All the Birds in the Sky(79)



Laurence couldn’t believe they were talking about visiting another planet. This was really really happening. He kept falling off his half beanbag with the giddiness. Every time Isobel said something about the evidence for KOI-232.04’s habitability, and the other exoplanet candidates they’d identified, he had to sit on his hand to keep from pumping his fist. Even with so many people dead and dying, even with the world on the edge of ruin. This was straight-up amazing.

“Thank you for that update.” Milton stared into his own lap for a moment. Then he looked up, in every direction at once. “There’s been a wrinkle. Earnest Mather has been running some numbers, and he has a … let’s say a concern. Earnest, can you share your findings with the group?”

“Umm.” Mather looked as though he’d been through a lot since Laurence dropped out of the sky and bought his company. He’d cut off his exuberantly frizzy hair and started wearing chunky engineer glasses. His shoulders were permanently hunched as he sat on a stool. “I have done the math about two thousand times, and there’s, well, a possibility. Let’s put it between ten percent and twenty percent. A possibility that if we turn this machine on, we’ll start a reaction that would lead to an antigravity cascade, which in turn could tear the Earth apart.”

“But tell them the good news,” Milton said quickly.

“The good news? Yes. The good news.” Earnest did his best to sit up straight. “First, we would probably have about a week, between turning the machine on and the Earth being obliterated. So, with efficient crowd control, we could get a lot of people through the gateway before Earth was gone. And there’s around a fifty percent chance that if the destructive reaction started, we could stop it by turning the machine off.”

“So,” said Milton. “Let’s say it’s a ten percent chance of the destructive reaction starting, and a fifty-fifty chance that we could avert a catastrophic outcome in that case. In fact, it might only be a five percent chance of planetary rupture. Or a ninety-five percent chance that everything would be fine. So, let’s discuss.”
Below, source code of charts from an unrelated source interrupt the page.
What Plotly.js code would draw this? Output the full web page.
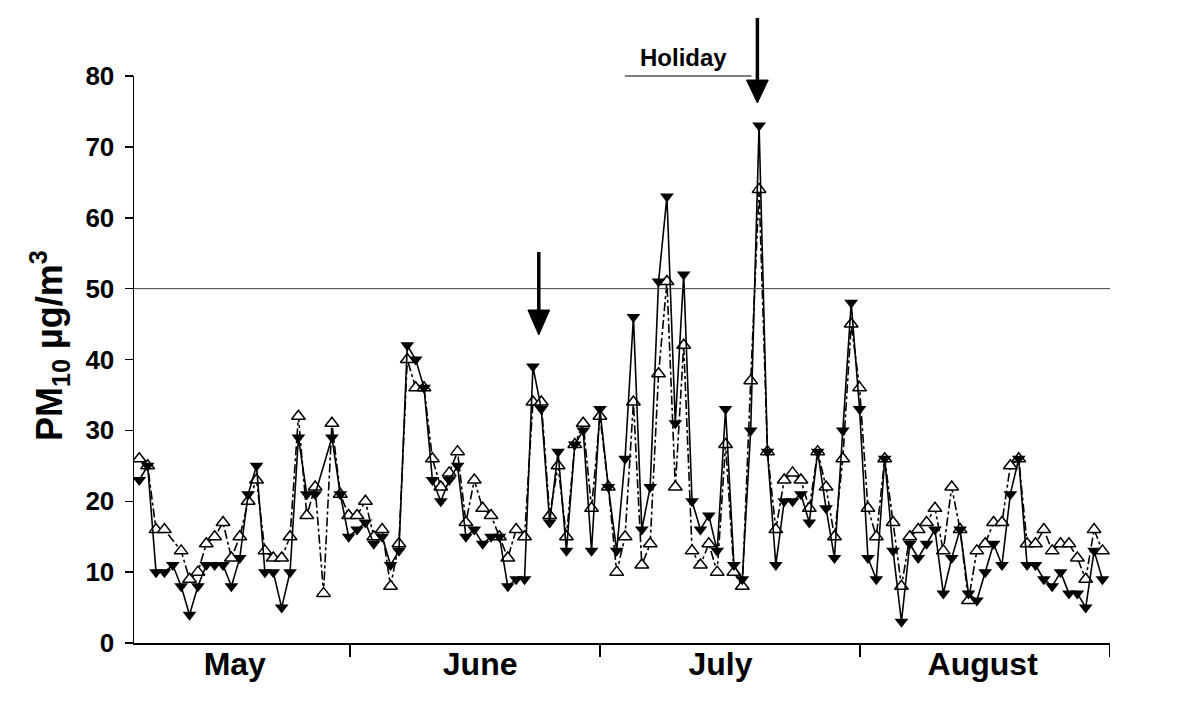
<!DOCTYPE html>
<html>
<head>
<meta charset="utf-8">
<script src="https://cdn.plot.ly/plotly-3.0.1.min.js"></script>
<style>html,body{margin:0;padding:0;background:#fff;}#chart{width:1200px;height:709px;}</style>
</head>
<body>
<div id="chart"></div>
<script>
// Daily PM10 values (µg/m3), consecutive days from early May to end of August
const pmFilled = [23,25,10,10,11,8,4,8,11,11,11,8,12,21,25,10,10,5,10,29,
  21,21,null,29,21,15,16,17,14,15,11,13,42,40,36,23,20,23,25,15,
  16,14,15,15,8,9,9,39,33,17,27,13,28,30,13,33,22,13,26,46,
  16,22,51,63,31,52,20,16,18,13,33,11,9,30,73,27,11,20,20,21,
  17,27,19,12,30,48,33,12,9,26,13,3,14,12,14,16,7,12,16,7,
  6,10,14,11,21,26,11,11,9,8,10,7,7,5,13,9];
const pmOpen = [26,25,16,16,null,13,9,10,14,15,17,12,15,20,23,13,12,12,15,32,
  18,22,7,31,21,18,18,20,15,16,8,14,40,36,36,26,22,24,27,17,
  23,19,18,15,12,16,15,34,34,18,25,15,28,31,19,32,22,10,15,34,
  11,14,38,51,22,42,13,11,14,10,28,10,8,37,64,27,16,23,24,23,
  19,27,22,15,26,45,36,19,15,26,17,8,15,16,17,19,13,22,16,6,
  13,14,17,17,25,26,14,14,16,13,14,14,12,9,16,13];
const day = pmFilled.map((_, i) => i);
const monthLabels = ['May', 'June', 'July', 'August'];
const monthLabelPos = [11.4, 40.7, 69.4, 100.7];
const monthBounds = [25.15, 55.0, 86.03, 115.85];
const yTicks = [0, 10, 20, 30, 40, 50, 60, 70, 80];
const limitValue = 50;
const yTitle = 'PM<sub>10</sub> µg/m<sup>3</sup>';
const holidayText = 'Holiday';
const holidaySpan = [57.97, 73.1];
const arrowDays = [47.7, 73.8];

const boldFont = {family: 'Liberation Sans, Arial, sans-serif', color: '#000', weight: 'bold'};

const traces = [
  {
    x: day, y: pmOpen, type: 'scatter', mode: 'lines+markers', connectgaps: true,
    line: {color: '#000', width: 1.6, dash: 'dashdot'},
    marker: {symbol: 'triangle-up', size: 12, color: '#fff', line: {color: '#000', width: 1.5}},
    name: 'open', showlegend: false
  },
  {
    x: day, y: pmFilled, type: 'scatter', mode: 'lines+markers', connectgaps: true,
    line: {color: '#000', width: 1.6},
    marker: {symbol: 'triangle-down', size: 12, color: '#000'},
    name: 'filled', showlegend: false
  }
];

function arrowShapes(xc, yTail, yBase, yTip) {
  const hw = 1.3;
  return [
    {type: 'line', xref: 'x', yref: 'paper', x0: xc, x1: xc, y0: yTail, y1: yBase - 0.005,
     line: {color: '#000', width: 3.5}},
    {type: 'path', xref: 'x', yref: 'paper',
     path: 'M ' + (xc - hw) + ' ' + yBase + ' L ' + (xc + hw) + ' ' + yBase + ' L ' + xc + ' ' + yTip + ' Z',
     fillcolor: '#000', line: {color: '#000', width: 1}}
  ];
}

const layout = {
  width: 1200, height: 709,
  margin: {l: 134, r: 90, t: 76, b: 66},
  paper_bgcolor: '#fff', plot_bgcolor: '#fff',
  showlegend: false,
  xaxis: {
    range: [-0.63, 115.9],
    showgrid: false, zeroline: false,
    showline: true, linecolor: '#000', linewidth: 1.5,
    tickmode: 'array', tickvals: monthLabelPos, ticktext: monthLabels,
    ticks: '', ticklabelstandoff: -8,
    tickfont: Object.assign({size: 32}, boldFont),
    minor: {tickmode: 'array', tickvals: monthBounds, ticks: 'outside', ticklen: 12, tickwidth: 1.5, tickcolor: '#000', showgrid: false}
  },
  yaxis: {
    range: [0, 80],
    showgrid: false, zeroline: false,
    showline: true, linecolor: '#000', linewidth: 1.5,
    tickmode: 'array', tickvals: yTicks,
    ticks: 'outside', ticklen: 8, tickwidth: 1.5, tickcolor: '#000',
    ticklabelstandoff: 5,
    tickfont: Object.assign({size: 26}, boldFont)
  },
  shapes: [
    {type: 'line', xref: 'paper', yref: 'y', x0: 0, x1: 1, y0: limitValue, y1: limitValue,
     line: {color: '#444', width: 1}},
    {type: 'line', xref: 'x', yref: 'paper', x0: holidaySpan[0], x1: holidaySpan[1], y0: 1.0, y1: 1.0,
     line: {color: '#000', width: 1.2}}
  ].concat(arrowShapes(arrowDays[0], 0.6896, 0.5873, 0.5432))
   .concat(arrowShapes(arrowDays[1], 1.1023, 0.9929, 0.9524)),
  annotations: [
    {x: 65.0, y: 1.0335, xref: 'x', yref: 'paper', text: holidayText, showarrow: false,
     xanchor: 'center', yanchor: 'middle', font: Object.assign({size: 24}, boldFont)},
    {x: -0.0861, y: 0.5256, xref: 'paper', yref: 'paper', text: yTitle, showarrow: false,
     textangle: -90, xanchor: 'center', yanchor: 'middle', font: Object.assign({size: 36}, boldFont)}
  ]
};

Plotly.newPlot('chart', traces, layout, {displayModeBar: false, staticPlot: true});
</script>
</body>
</html>
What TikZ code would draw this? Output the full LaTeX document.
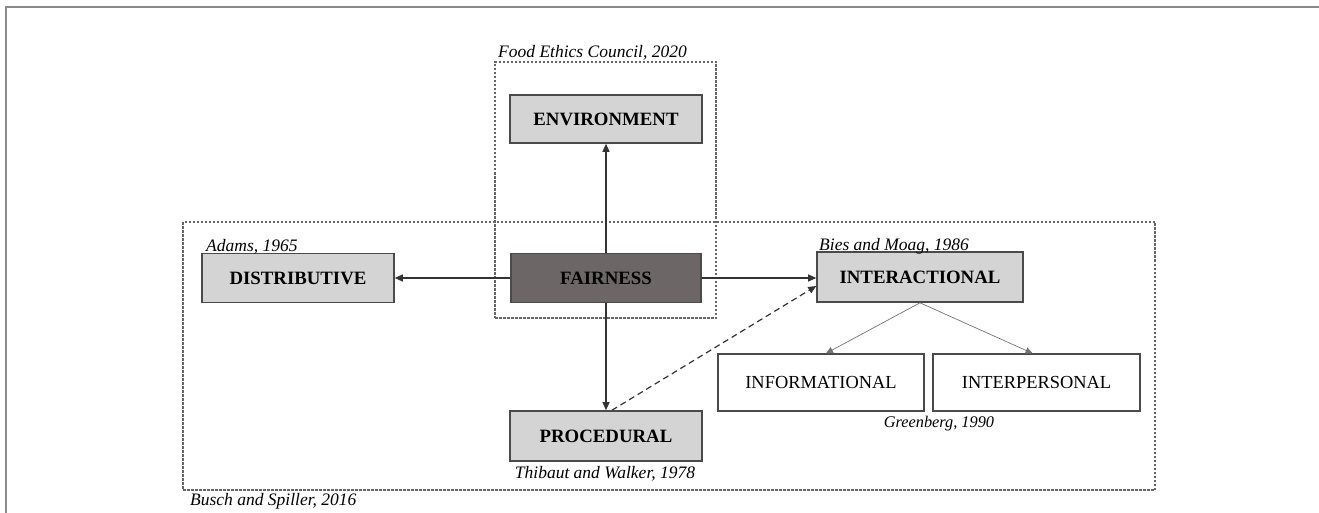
\documentclass[tikz,border=0pt]{standalone}
\usepackage{fontspec}
\setmainfont{Liberation Serif}
\usetikzlibrary{arrows.meta}
\definecolor{boxfill}{HTML}{D4D4D4}
\definecolor{corefill}{HTML}{6C6666}
\definecolor{boxline}{HTML}{4A4A4A}
\definecolor{groupline}{HTML}{666666}
\definecolor{frameline}{HTML}{8A8A8A}
\tikzset{
  dimbox/.style={draw=boxline, line width=1.6pt, fill=boxfill, inner sep=0pt,
    font=\fontsize{18.8}{20}\selectfont\bfseries},
  corebox/.style={dimbox, fill=corefill},
  subbox/.style={draw=boxline, line width=1.3pt, fill=white, inner sep=0pt,
    font=\fontsize{18.4}{20}\selectfont},
  groupbox/.style={draw=groupline, line width=1.1pt, dash pattern=on 2.5pt off 1.5pt, inner sep=0pt},
  source/.style={font=\fontsize{17.5}{19}\selectfont\itshape, inner sep=0pt},
  mainlink/.style={draw=black!80, line width=1.2pt, -{Triangle[length=8pt,width=7pt]}},
  sublink/.style={draw=black!55, line width=0.7pt, -{Triangle[length=7pt,width=6.5pt]}},
}
\begin{document}
\begin{tikzpicture}[x=1pt, y=-1pt]
  \useasboundingbox (0,0) rectangle (1319,513);
  % page frame
  \draw[frameline, line width=1.5pt] (6,513) -- (6,7) -- (1319,7);

  % grouping frames
  \node[groupbox, minimum width=972pt, minimum height=268pt] (bigframe) at (669,356) {};
  \node[groupbox, minimum width=221pt, minimum height=256pt] (foodframe) at (605.5,190) {};

  % dimensions
  \node[dimbox, minimum width=192pt, minimum height=48pt] (env) at (606,119) {ENVIRONMENT};
  \node[corebox, minimum width=190pt, minimum height=49pt] (fair) at (606,278) {FAIRNESS};
  \node[dimbox, minimum width=192pt, minimum height=49pt] (dist) at (298,278) {DISTRIBUTIVE};
  \node[dimbox, minimum width=206pt, minimum height=50pt] (inter) at (920,277) {INTERACTIONAL};
  \node[dimbox, minimum width=192pt, minimum height=50pt] (proc) at (606,436) {PROCEDURAL};
  \node[subbox, minimum width=206pt, minimum height=57pt] (info) at (821,382.5) {INFORMATIONAL};
  \node[subbox, minimum width=207pt, minimum height=57pt] (pers) at (1036.5,382.5) {INTERPERSONAL};

  % sources
  \node[source, anchor=base west] (srcfood) at (498,58) {Food Ethics Council, 2020};
  \node[source, anchor=base west] (srcadams) at (206,251) {Adams, 1965};
  \node[source, anchor=base west] (srcbies) at (819,250) {Bies and Moag, 1986};
  \node[source, anchor=base] (srcthib) at (605,478) {Thibaut and Walker, 1978};
  \node[source, anchor=base, font=\fontsize{16.3}{18}\selectfont\itshape] (srcgreen) at (939,427) {Greenberg, 1990};
  \node[source, anchor=base west] (srcbusch) at (190,505) {Busch and Spiller, 2016};

  % links
  \draw[mainlink] (fair.north) -- (env.south);
  \draw[mainlink] (fair.west) -- (dist.east);
  \draw[mainlink] (fair.east) -- (fair.east -| inter.west);
  \draw[mainlink] (fair.south) -- (proc.north);
  \draw[mainlink, dash pattern=on 6pt off 4pt] ([xshift=6pt]proc.north) -- ([yshift=-9pt]inter.west);
  \draw[sublink] (inter.south) -- ([xshift=5pt]info.north);
  \draw[sublink] (inter.south) -- ([xshift=-4pt]pers.north);
\end{tikzpicture}
\end{document}
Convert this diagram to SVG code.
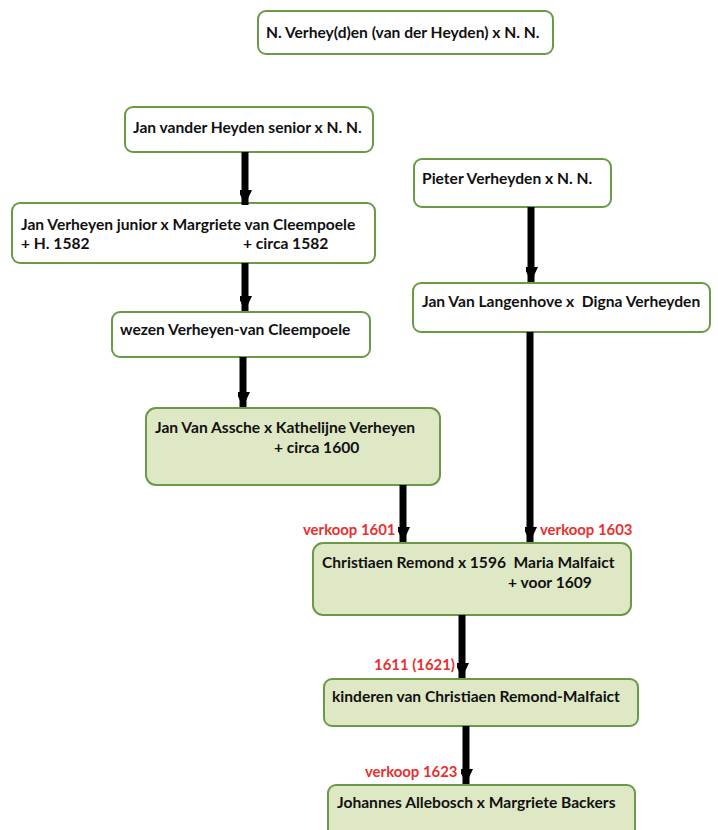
<svg xmlns="http://www.w3.org/2000/svg" width="718" height="830" viewBox="0 0 718 830">
<defs>
<marker id="ah" markerUnits="userSpaceOnUse" markerWidth="16" markerHeight="12" refX="15" refY="7" orient="auto">
<path d="M0,0 L15,7 L0,14 Z" fill="#000"/>
</marker>
<style>
.n{fill:#fff;stroke:#6a9a48;stroke-width:2}
.g{fill:#dfe8c4;stroke:#6a9a48;stroke-width:2}
text{font-family:Lato,"Liberation Sans",sans-serif;font-weight:bold;font-size:15.6px;fill:#111;white-space:pre}
.r{fill:#e8302e;font-size:14.9px}
.c line{stroke:#000;stroke-width:7;marker-end:url(#ah)}
</style>
</defs>
<rect width="718" height="830" fill="#fff"/>
<g id="n1"><rect class="n" x="258" y="11" width="295" height="43" rx="8"/><text x="266" y="38">N. Verhey(d)en (van der Heyden) x N. N.</text></g>
<g id="n2"><rect class="n" x="125" y="107" width="248" height="45" rx="8"/><text x="133" y="133">Jan vander Heyden senior x N. N.</text></g>
<g id="n3"><rect class="n" x="12" y="203" width="363" height="60" rx="8"/><text x="21" y="230">Jan Verheyen junior x Margriete van Cleempoele</text><text x="21" y="249">+ H. 1582</text><text x="243" y="249">+ circa 1582</text></g>
<g id="n4"><rect class="n" x="112" y="312" width="258" height="45" rx="8"/><text x="120" y="335">wezen Verheyen-van Cleempoele</text></g>
<g id="n5"><rect class="g" x="146" y="408" width="294" height="77" rx="10"/><text x="155" y="433">Jan Van Assche x Kathelijne Verheyen</text><text x="274" y="453">+ circa 1600</text></g>
<g id="n6"><rect class="n" x="414" y="159" width="197" height="48" rx="8"/><text x="422" y="184">Pieter Verheyden x N. N.</text></g>
<g id="n7"><rect class="n" x="413" y="283" width="297" height="49" rx="8"/><text x="422" y="307" xml:space="preserve">Jan Van Langenhove x  Digna Verheyden</text></g>
<g id="n8"><rect class="g" x="313" y="543" width="318" height="72" rx="10"/><text x="322" y="568" xml:space="preserve">Christiaen Remond x 1596  Maria Malfaict</text><text x="508" y="588">+ voor 1609</text></g>
<g id="n9"><rect class="g" x="324" y="679" width="314" height="47" rx="8"/><text x="332" y="702">kinderen van Christiaen Remond-Malfaict</text></g>
<g id="n10"><rect class="g" x="328" y="785" width="307" height="60" rx="8"/><text x="337" y="808">Johannes Allebosch x Margriete Backers</text></g>
<g id="connectors" class="c">
<line x1="245" y1="152" x2="245" y2="205"/>
<line x1="245" y1="263" x2="245" y2="311"/>
<line x1="243" y1="357" x2="243" y2="407"/>
<line x1="531" y1="207" x2="531" y2="282"/>
<line x1="403" y1="485" x2="403" y2="542"/>
<line x1="530" y1="332" x2="530" y2="542"/>
<line x1="462" y1="615" x2="462" y2="678"/>
<line x1="466" y1="726" x2="466" y2="784"/>
</g>
<g id="labels">
<text class="r" x="303" y="535">verkoop 1601</text>
<text class="r" x="540" y="535">verkoop 1603</text>
<text class="r" x="374" y="670">1611 (1621)</text>
<text class="r" x="365" y="777">verkoop 1623</text>
</g>
</svg>
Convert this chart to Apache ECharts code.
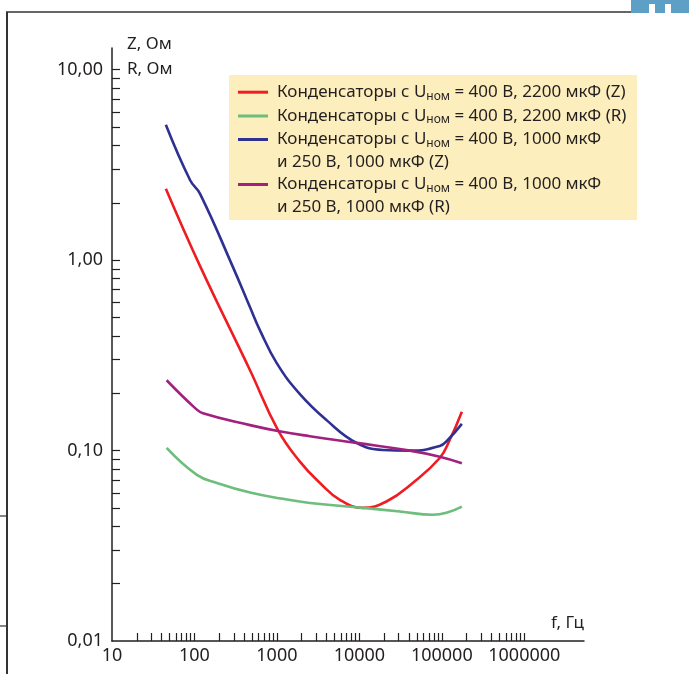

Laurence felt like he’d jumped off that high gantry, instead of taking the elevator. He wondered if he should have found a way to warn more people about what happened to Priya. Everybody was trying to talk at once, but all Laurence could make out was Sougata’s cursing. Laurence looked at Isobel, whose folding chair wobbled as she hugged herself, and he wouldn’t swear she wasn’t crying. With no windows and the door sealed tight, the room seemed even more airless than it had before, and Laurence had an irrational panic that he would step outside this room and find the whole outside world erased, gone for good.

Earnest Mather was weeping into a wad of paper towels, even though he alone had known about this bombshell in advance. Maybe because he’d been processing the information for longer, he was readier to cry over it. Laurence couldn’t believe it was going to end like this. How was he going to keep Isobel from falling to pieces?

The room was full of declarations. Someone quoted Oppenheimer quoting the Bhagavad Gita. Tanaa said even a 1 percent chance of blowing up the planet was too much. “We always knew there were risks,” Tanaa said, “but this is insane.”

“Here’s the thing,” said Milton when the initial outrage had died down. “This technology was always a last resort. We went into this knowing we were leaping into the dreadful darkness. And I give you all my word: This technology will never see use, unless we all judge that the human race is past the brink of self-destruction.”

He paused again. Everybody inspected his or her hands.

“The sad truth is, there is a strong possibility our entire species is hosed, unless we act. It’s all too easy to imagine a number of different scenarios in which conflicts escalate to the point where doomsday weapons are unleashed. Or a total environmental collapse happens. If we see an overwhelming likelihood of that happening, and if we have confidence that we can keep a wormhole open for long enough to transport a sustainable population, then we have a duty to proceed.”

Nobody spoke for a while, as everybody chewed on this.

Anya was the one who decided to jump straight to being process-oriented. “What kind of safeguards or guarantees do we put in place to make sure the device isn’t activated unless we’re all convinced the world is in a near-doomsday situation?”

Earnest wanted to know just how many people they could hope to gather at short notice and send through the portal in the time it remained open. Not to mention supplies. Could they have a whole colony’s worth of people and material stashed someplace nearby, for the green light? Could they attempt to fly in people from other parts of the world, to maintain a diverse gene pool, in lieu of their original plan to build identical machines all over the planet?

“Let’s not derail into talking about logistics,” said Tanaa. “We’re still on the ethical question.”

“There is no ethical question,” said Jerome, another engineer, who wore tight braids and a collarless shirt. “As long as we all agree it won’t be used unless the world is for-certain doomed. That’s clear-cut. We have a moral imperative to prepare a safeguard.”

Milton was sitting back and letting them all argue, either waiting for them to come around to his point of view on their own, or else watching for the right opening to seize control again. Meanwhile, they were suffocating, sitting on folding chairs or beanbags, while Milton had an Aeron. Laurence flinched at the thought that history was being made in this disused server room, which was acquiring a sour-cabbage odor.